- _WHAT IS REQUIRED_
Copy out, with no alterations, the lines below running from the one containing "Recreate this image" to the one containing "cloud_angle = [45, 0, 72, 0]", inclusive at each end; pictures are omitted.
— Begin —
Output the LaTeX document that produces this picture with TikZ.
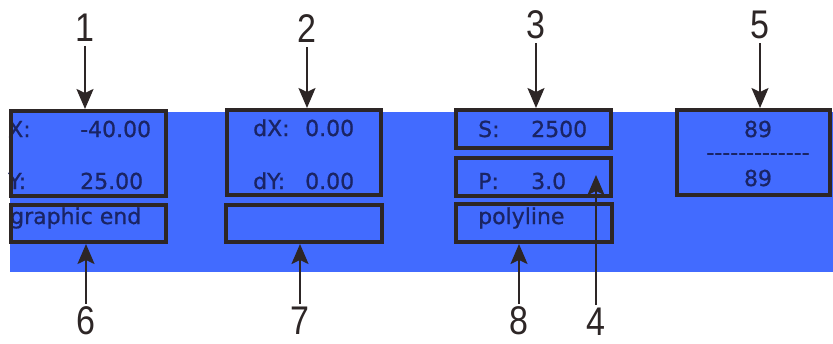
\documentclass[tikz,border=0pt]{standalone}
\usepackage{fontspec}
\newfontfamily\fieldfont[FakeBold=0.8]{DejaVu Sans}
\newfontfamily\labelfont[FakeStretch=0.85]{Liberation Sans}
\usetikzlibrary{arrows.meta,positioning}
\definecolor{panelblue}{RGB}{66,107,255}
\definecolor{boxline}{RGB}{45,38,38}
\definecolor{boxtext}{RGB}{26,36,100}
\begin{document}
\begin{tikzpicture}[x=1pt,y=-1pt,
  field/.style={draw=boxline,line width=4pt,inner sep=0pt},
  ftext/.style={anchor=base west,inner sep=0pt,text=boxtext,font=\fieldfont\fontsize{22}{26}\selectfont},
  num/.style={inner sep=0pt,text=boxline,font=\labelfont\fontsize{40}{42}\selectfont},
  pointer/.style={-{Stealth[length=20pt,width=17pt,inset=4pt]},line width=2pt,draw=boxline}]
\useasboundingbox (0,0) rectangle (833,343);
\fill[panelblue] (10,112) rectangle (833,272);
% texts inside the fields
\node[ftext] (tx) at (8,137) {X:};
\node[ftext] (txv) at (80,137) {-40.00};
\node[ftext] (ty) at (8,189) {Y:};
\node[ftext] (tyv) at (80,189) {25.00};
\node[ftext] (tmode) at (10,224) {graphic end};
\node[ftext] (tdx) at (253,136) {dX:};
\node[ftext] (tdxv) at (305,136) {0.00};
\node[ftext] (tdy) at (253,189) {dY:};
\node[ftext] (tdyv) at (305,189) {0.00};
\node[ftext] (ts) at (478,137) {S:};
\node[ftext] (tsv) at (531,137) {2500};
\node[ftext] (tp) at (478,189) {P:};
\node[ftext] (tpv) at (531,189) {3.0};
\node[ftext] (ttype) at (478,224) {polyline};
\node[ftext,anchor=base] (tc1) at (758,137) {89};
\node[ftext,anchor=base] (tsep) at (758,160) {-------------};
\node[ftext,anchor=base] (tc2) at (758,186) {89};
% fields
\node[field,minimum width=155pt,minimum height=85pt] (bxy) at (88.5,153.5) {};
\node[field,minimum width=155pt,minimum height=37pt] (bmode) at (88.5,223.5) {};
\node[field,minimum width=154pt,minimum height=85pt] (bdelta) at (304,152.5) {};
\node[field,minimum width=156pt,minimum height=37pt] (bempty) at (304,223.5) {};
\node[field,minimum width=155pt,minimum height=38pt] (bscale) at (533.5,129) {};
\node[field,minimum width=155pt,minimum height=38pt] (bpen) at (533.5,177) {};
\node[field,minimum width=156pt,minimum height=38pt] (btype) at (534,223) {};
\node[field,minimum width=153pt,minimum height=85pt] (bcount) at (753.5,152.5) {};
% callout numbers
\node[num] (n1) at (85,28) {1};
\node[num] (n2) at (307,29) {2};
\node[num] (n3) at (536,25) {3};
\node[num] (n5) at (760,25) {5};
\node[num] (n6) at (86,321) {6};
\node[num] (n7) at (300,321) {7};
\node[num] (n8) at (519,321) {8};
\node[num] (n4) at (596,322) {4};
\coordinate (p4) at (596,175);
\draw[pointer] ([yshift=-4pt]n1.south) -- (n1.south |- bxy.north);
\draw[pointer] ([yshift=-4pt]n2.south) -- (n2.south |- bdelta.north);
\draw[pointer] ([yshift=-4pt]n3.south) -- (n3.south |- bscale.north);
\draw[pointer] ([yshift=-4pt]n5.south) -- (n5.south |- bcount.north);
\draw[pointer] ([yshift=3pt]n6.north) -- (n6.north |- bmode.south);
\draw[pointer] ([yshift=3pt]n7.north) -- (n7.north |- bempty.south);
\draw[pointer] ([yshift=3pt]n8.north) -- (n8.north |- btype.south);
\draw[pointer] ([yshift=3pt]n4.north) -- (p4);
\end{tikzpicture}
\end{document}
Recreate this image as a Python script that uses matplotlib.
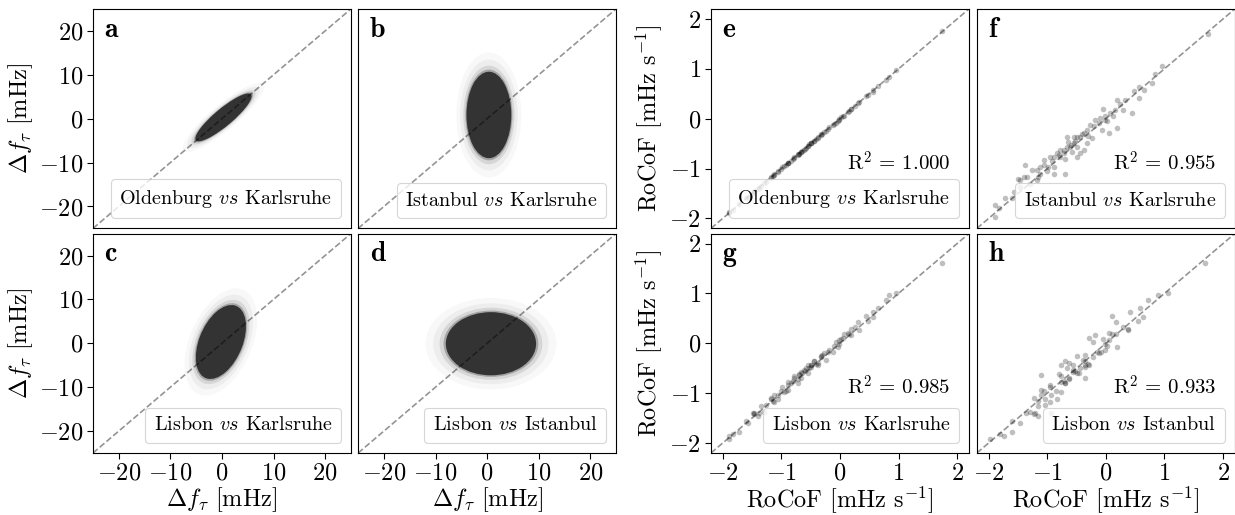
import matplotlib
matplotlib.use('Agg')
import matplotlib.pyplot as plt
from matplotlib.patches import Ellipse
from matplotlib.lines import Line2D
import numpy as np

plt.rcParams['font.family'] = 'serif'
plt.rcParams['font.serif'] = ['cmr10']
plt.rcParams['mathtext.fontset'] = 'cm'
plt.rcParams['axes.formatter.use_mathtext'] = True
plt.rcParams['axes.unicode_minus'] = True

# dense increment clouds (a-d): centre, width, height, angle in mHz
cloud_letters = ['a', 'b', 'c', 'd']
cloud_names = [r'Oldenburg $vs$ Karlsruhe', r'Istanbul $vs$ Karlsruhe',
               r'Lisbon $vs$ Karlsruhe', r'Lisbon $vs$ Istanbul']
cloud_cx = [0.3, 0.35, -0.2, 0.75]
cloud_cy = [0.3, 0.85, 0.3, -0.1]
cloud_w = [15.0, 8.7, 17.5, 17.5]
cloud_h = [3.7, 19.7, 8.5, 14.4]
cloud_angle = [45, 0, 72, 0]

# RoCoF values per station [mHz/s]
karlsruhe = [1.75, 0.84, 0.96, 0.78, 0.56, 0.56, 0.44, 0.33, 0.19, 0.16,
             0.30, -0.04, -0.01, 0.07, -0.18, -0.12, -0.01, 0.13, 0.19, 0.05,
             -0.07, -0.21, -0.27, -0.38, -0.32, -0.44, -0.49, -0.55, -0.24, -0.49,
             -0.55, -0.61, -0.67, -0.72, -0.78, -0.84, -0.89, -0.95, -0.78, -0.72,
             -0.49, -0.44, -0.38, -0.89, -0.98, -1.06, -1.12, -1.18, -1.26, -1.35,
             -1.40, -1.46, -1.49, -1.38, -1.12, -0.89, -0.69, -1.15, -1.29, -1.46,
             -1.57, -1.60, -1.72, -1.83, -1.89, -1.89, -1.18, -1.06, -0.64, -0.32,
             -0.67, -0.60, -0.52, -0.80, -0.10, 0.02, -0.30, -0.58, -0.92, 0.25,
             0.48, 0.65, -1.00, -0.40, -0.70]
oldenburg = [1.76, 0.83, 0.98, 0.78, 0.57, 0.54, 0.45, 0.33, 0.20, 0.15,
             0.32, -0.04, 0.00, 0.06, -0.17, -0.12, -0.02, 0.14, 0.19, 0.06,
             -0.08, -0.21, -0.26, -0.38, -0.31, -0.45, -0.49, -0.54, -0.24, -0.48,
             -0.55, -0.62, -0.66, -0.72, -0.77, -0.85, -0.89, -0.94, -0.78, -0.71,
             -0.49, -0.45, -0.37, -0.89, -0.97, -1.06, -1.13, -1.17, -1.26, -1.34,
             -1.40, -1.47, -1.48, -1.38, -1.11, -0.89, -0.70, -1.14, -1.29, -1.45,
             -1.57, -1.60, -1.71, -1.83, -1.90, -1.88, -1.18, -1.05, -0.64, -0.33,
             -0.66, -0.60, -0.51, -0.80, -0.10, 0.03, -0.30, -0.58, -0.92, 0.26,
             0.48, 0.66, -1.00, -0.40, -0.71]
istanbul = [1.70, 0.89, 1.06, 0.72, 0.64, 0.42, 0.11, 0.38, 0.38, 0.18,
            0.18, 0.19, 0.05, 0.11, -0.02, -0.09, -0.02, 0.05, -0.19, -0.29,
            -0.22, -0.15, -0.12, -0.29, -0.22, -0.36, -0.36, -0.36, -0.39, -0.56,
            -0.49, -0.56, -0.56, -0.63, -0.63, -0.69, -0.76, -0.76, -0.76, -0.69,
            -0.76, -0.69, -0.63, -0.96, -0.96, -0.93, -0.96, -1.03, -1.03, -1.16,
            -1.16, -1.23, -1.20, -0.93, -1.10, -1.10, -1.10, -1.16, -1.30, -1.37,
            -1.47, -1.60, -1.60, -1.80, -1.74, -1.97, -1.23, -0.83, -0.46, -0.49,
            -0.36, -0.52, -0.44, -0.72, 0.02, -0.05, -0.35, -0.66, -0.85, 0.30,
            0.55, 0.58, -1.05, -0.30, -0.80]
lisbon = [1.61, 0.96, 1.01, 0.86, 0.52, 0.62, 0.54, 0.26, 0.28, 0.18,
          0.43, -0.07, 0.06, 0.18, -0.14, -0.18, -0.01, 0.21, 0.17, 0.11,
          0.03, -0.18, -0.19, -0.43, -0.27, -0.35, -0.47, -0.43, -0.34, -0.43,
          -0.59, -0.54, -0.57, -0.72, -0.70, -0.80, -0.78, -0.98, -0.66, -0.79,
          -0.44, -0.36, -0.40, -0.83, -0.88, -1.03, -1.17, -1.11, -1.24, -1.26,
          -1.46, -1.42, -1.39, -1.39, -1.04, -0.93, -0.64, -1.15, -1.37, -1.40,
          -1.60, -1.55, -1.78, -1.81, -1.86, -1.91, -1.09, -1.11, -0.60, -0.25,
          -0.69, -0.55, -0.50, -0.75, -0.05, 0.08, -0.24, -0.50, -0.95, 0.32,
          0.45, 0.70, -0.95, -0.42, -0.62]

rocof_letters = ['e', 'f', 'g', 'h']
rocof_names = [r'Oldenburg $vs$ Karlsruhe', r'Istanbul $vs$ Karlsruhe',
               r'Lisbon $vs$ Karlsruhe', r'Lisbon $vs$ Istanbul']
rocof_x = [karlsruhe, karlsruhe, karlsruhe, istanbul]
rocof_y = [oldenburg, istanbul, lisbon, lisbon]
rocof_r2 = ['1.000', '0.955', '0.985', '0.933']

ticks_df = [-20, -10, 0, 10, 20]
ticks_rocof = [-2, -1, 0, 1, 2]

fig = plt.figure(figsize=(12.35, 5.15), dpi=100)

col_left = [0.0753, 0.2900]
col_right = [0.5757, 0.7910]
row_bottom = [0.5565, 0.1204]
w, h = 0.2088, 0.4260


def panel_box(ax, name):
    leg = ax.legend([Line2D([], [], linestyle='none')], [name], loc='lower right',
                    handlelength=0, handletextpad=0, fontsize=14.5,
                    borderpad=0.42, borderaxespad=0.5)
    leg.get_frame().set_linewidth(0.8)


def style_axes(ax, i, j, lim, ticks, label):
    ax.set_xlim(-lim, lim)
    ax.set_ylim(-lim, lim)
    ax.set_xticks(ticks)
    ax.set_yticks(ticks)
    ax.tick_params(direction='out', length=4, labelsize=17.5, pad=3,
                   left=(j == 0), labelleft=(j == 0),
                   bottom=(i == 1), labelbottom=(i == 1))
    if j == 0:
        ax.set_ylabel(label, fontsize=17.5, labelpad=3)
    if i == 1:
        ax.set_xlabel(label, fontsize=17.5, labelpad=0)
    # diagonal x = y
    ax.plot([-lim, lim], [-lim, lim], color='k', alpha=0.42, ls='--', lw=1.2, zorder=3)


# Панели a-d: облака приращений
for k in range(4):
    i, j = k // 2, k % 2
    ax = fig.add_axes([col_left[j], row_bottom[i], w, h])
    for scale, alpha in [(1.45, 0.03), (1.28, 0.05), (1.14, 0.12), (1.05, 0.3)]:
        ax.add_patch(Ellipse((cloud_cx[k], cloud_cy[k]), cloud_w[k] * scale,
                             cloud_h[k] * scale, angle=cloud_angle[k],
                             color='#333333', alpha=alpha, lw=0))
    ax.add_patch(Ellipse((cloud_cx[k], cloud_cy[k]), cloud_w[k], cloud_h[k],
                         angle=cloud_angle[k], color='#333333', lw=0))
    style_axes(ax, i, j, 25, ticks_df, r'$\Delta f_\tau$ [mHz]')
    ax.text(0.045, 0.965, cloud_letters[k], transform=ax.transAxes, va='top',
            ha='left', fontsize=20, family='cmb10')
    panel_box(ax, cloud_names[k])

# Панели e-h: RoCoF
for k in range(4):
    i, j = k // 2, k % 2
    ax = fig.add_axes([col_right[j], row_bottom[i], w, h])
    ax.scatter(rocof_x[k], rocof_y[k], s=16, color='k', alpha=0.25, lw=0, zorder=2)
    style_axes(ax, i, j, 2.2, ticks_rocof, r'RoCoF [mHz s$^{-1}$]')
    ax.text(0.045, 0.965, rocof_letters[k], transform=ax.transAxes, va='top',
            ha='left', fontsize=20, family='cmb10')
    ax.text(0.93, 0.30, r'$\mathrm{R}^2$ = ' + rocof_r2[k], transform=ax.transAxes,
            ha='right', va='center', fontsize=15)
    panel_box(ax, rocof_names[k])

fig.savefig('out.png', dpi=100)
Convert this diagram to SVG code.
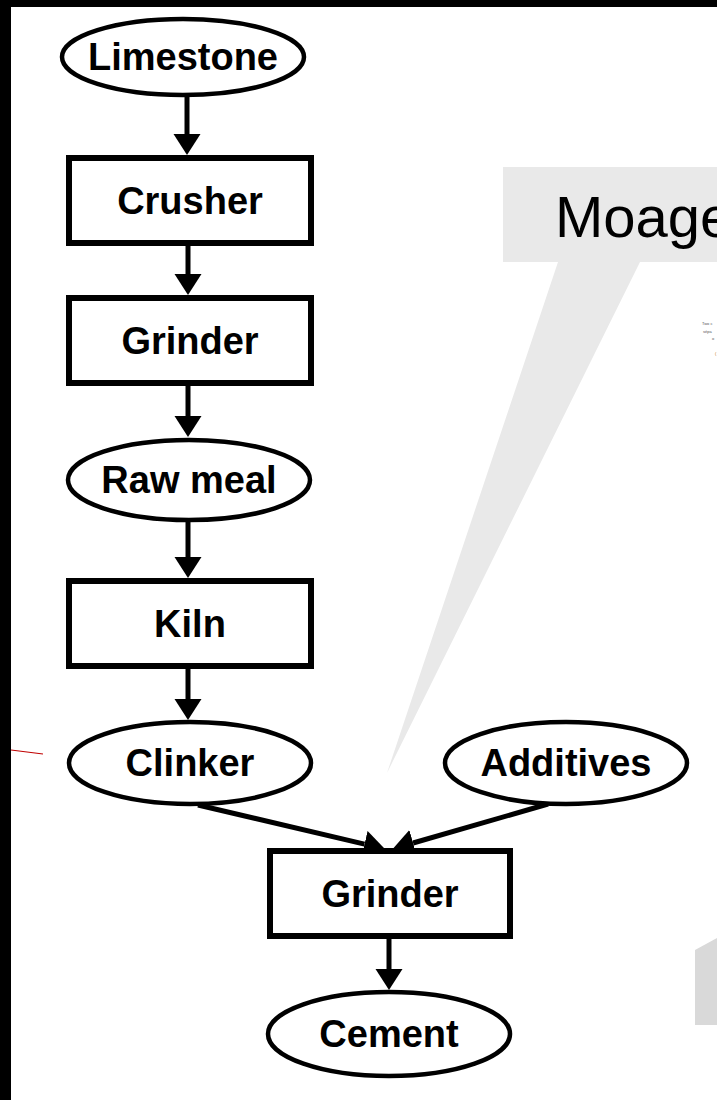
— End —
- _RESULT OF THIS TASK_
Recreate this image as a Python script that uses matplotlib.
import matplotlib
matplotlib.use('Agg')
import matplotlib.pyplot as plt
from matplotlib.patches import Ellipse
from matplotlib.lines import Line2D
import numpy as np

plt.rcParams['font.family'] = 'serif'
plt.rcParams['font.serif'] = ['cmr10']
plt.rcParams['mathtext.fontset'] = 'cm'
plt.rcParams['axes.formatter.use_mathtext'] = True
plt.rcParams['axes.unicode_minus'] = True

# dense increment clouds (a-d): centre, width, height, angle in mHz
cloud_letters = ['a', 'b', 'c', 'd']
cloud_names = [r'Oldenburg $vs$ Karlsruhe', r'Istanbul $vs$ Karlsruhe',
               r'Lisbon $vs$ Karlsruhe', r'Lisbon $vs$ Istanbul']
cloud_cx = [0.3, 0.35, -0.2, 0.75]
cloud_cy = [0.3, 0.85, 0.3, -0.1]
cloud_w = [15.0, 8.7, 17.5, 17.5]
cloud_h = [3.7, 19.7, 8.5, 14.4]
cloud_angle = [45, 0, 72, 0]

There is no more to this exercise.